By Tammy Hunter, DVM; Krista Williams, BSc, DVM; Robin Downing, DVM, CVPP, CCRP, DAAPM

Why does my cat need vaccinations if she spends 100% of her time indoors?

It is a myth that cats who live indoors do not need to be vaccinated against infectious diseases. While living an indoor lifestyle is certainly safer overall than living outdoors, and indoor living contributes to a longer life expectancy, important infectious diseases can find indoor cats.

The feline distemper complex is composed of feline rhinotracheitis virus, feline calici virus, and feline panleukopenia virus. Vaccination against the feline distemper complex is important because these diseases can be deadly.

These are hardy viruses that can be brought into the home on inanimate objects like clothes or shoes.
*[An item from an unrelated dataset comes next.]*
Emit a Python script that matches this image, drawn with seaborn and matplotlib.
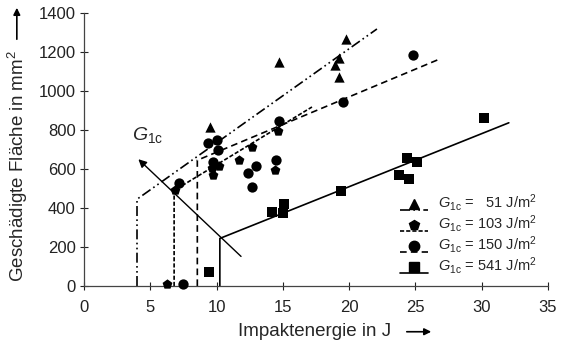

Because transmission does not require direct contact with another cat, indoor-only cats can be exposed and become ill if they are not appropriately vaccinated. The American Animal Hospital Association (AAHA), the American Association of Feline Practitioners (AAFP), World Small Animal Association (WSAVA), and Cat Healthy (Canada) have published vaccination guidelines that reflect the current standard of vaccine science. Your veterinarian will help you understand the most appropriate distemper vaccination schedule for your cat.

If feline leukemia virus (FeLV) requires direct cat-to-cat contact, why does my indoor cat need to be vaccinated?

The current vaccine recommendations for cats from the AAHA and the AAFP include vaccinating all kittens against FeLV following a negative blood test. Cats are most susceptible to this virus in the first few years of life and their personalities are still developing – you don’t know if your adorable new kitten will decide to dart out the door whenever they spot it opening.

"When deciding about FeLV vaccination, it is important to consider all the cats in the household."

This vaccine should be boosted at the one-year anniversary, at which time you can discuss your cat's lifestyle with your veterinarian, who may recommend discontinuing this vaccine. Keep in mind that if you have more than one cat and one of them spends some time outdoors, this cat can potentially become a carrier, transporting FeLV indoors and exposing the cat who lives strictly inside. When deciding about FeLV vaccination, it is important to consider all the cats in the household.

Why does my indoor cat need rabies vaccination?

Rabies is a human health concern, not just an animal health issue. Rabies can be transmitted to humans and is nearly universally fatal, so many communities have laws mandating rabies vaccination of pets. Rabies is most commonly transmitted by a bite from an infected animal. Bats, skunks, and raccoons are the most common sources of exposure to rabies.

"Rabies is a human health concern, not just an animal health issue."

Regardless of legal requirements, maintaining regular rabies vaccination makes good medical sense. Even a strictly indoor cat may find a way to sneak out of the house and be exposed to rabies by a wild animal in the neighborhood. A rabid bat could find its way inside, presenting an attractive hunting target for an indoor cat. It is not worth the risk to the cat or your human family members to decline vaccination against rabies.

Your veterinarian is the best source of information about vaccinating your cat to protect her from preventable infectious diseases - even if yours lives strictly indoors. The current guidelines for cat vaccinations involve a rotating vaccine schedule: it is no longer considered appropriate to vaccinate against every disease every single year. Instead, an individual risk assessment is performed to determine the most appropriate disease protection and prevention plan for your cat. Your veterinarian has your cat's best interests in mind.